An Art Lover's Guide to Miami

The exterior eastern façade of the PAMM. Photo by Angel Valentin.

 

A 30-acre parcel of land east of Biscayne Bay has been a sanctioned Miami green space since the seventies, but in 2013 it was reborn as Museum Park—the home for the new, Herzog & de Meuron-designed Pérez Art Museum Miami (PAMM) building. With a stunning outdoor vertical garden installation by Patrick Blanc, and Netscape, and an interactive Konstantin Grcic swinging chair installation guests are free to climb onto, the surroundings of PAMM are as welcoming as the interior collection of 20th- and 21st-century contemporary art. The neighbouring Philip and Patricia Frost Museum of Science, which opened in early 2017, and the nearby Adrienne Arsht Center for the Performing Arts, make Museum Park a triple threat of visual art, science, and performance.

 

An Art Lover's Guide to Miami

The Wolfsonian-FIU is a museum and library established in the late eighties, featuring the private collection of Miami native Mitchell Wolfson Jr.   Photo by Lynton Gardiner.

 

In the city’s Design District, art has found a home between the stylish surroundings of Hermès, Armani/Casa, and Design Within Reach.
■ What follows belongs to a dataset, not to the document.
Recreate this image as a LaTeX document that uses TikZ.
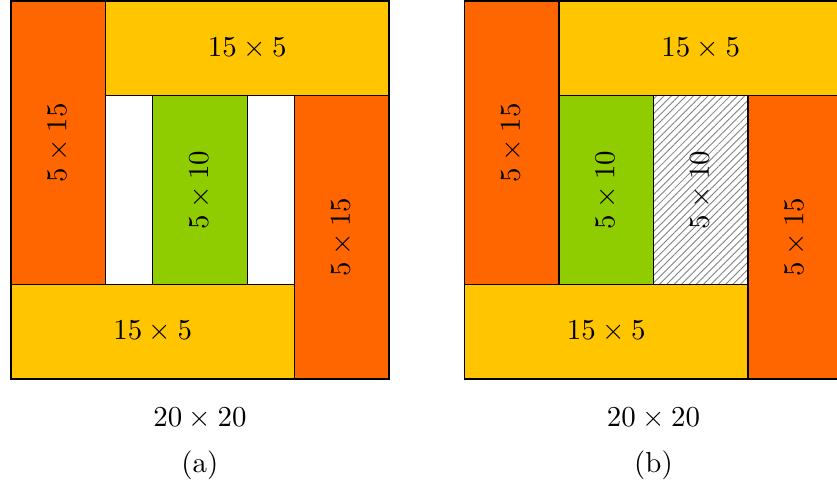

Open as of December 1, 2017, the Institute of Contemporary Art Miami will be highlighting innovative and experimental artists focused on expanding the definitions of modern art. The opening exhibition, the Everywhere Studio, spotlights the development of the artist’s studio, drawing upon 100 works from 50 post-war artists of the past five decades including Andy Warhol, Carolee Schneemann, Bruce Nauman, and Anna Oppermann.

An Art Lover's Guide to Miami

The Wolfsonian is a classic institution in the Miami art scene. Photo by Lynton Gardiner.

 

And while the Wynwood Arts District boasts 70 art galleries, including art hot spots the Rubell Family Collection and the Margulies Collection at the Warehouse, this is still foremost graffiti territory. Founded in 2009, community placemaker Tony Goldman’s Wynwood Walls and Doors is an outdoor permanent street art mural showcase which allows visitors to explore ever-changing colourful street art by artists from around the world, bedecking buildings and sidewalks.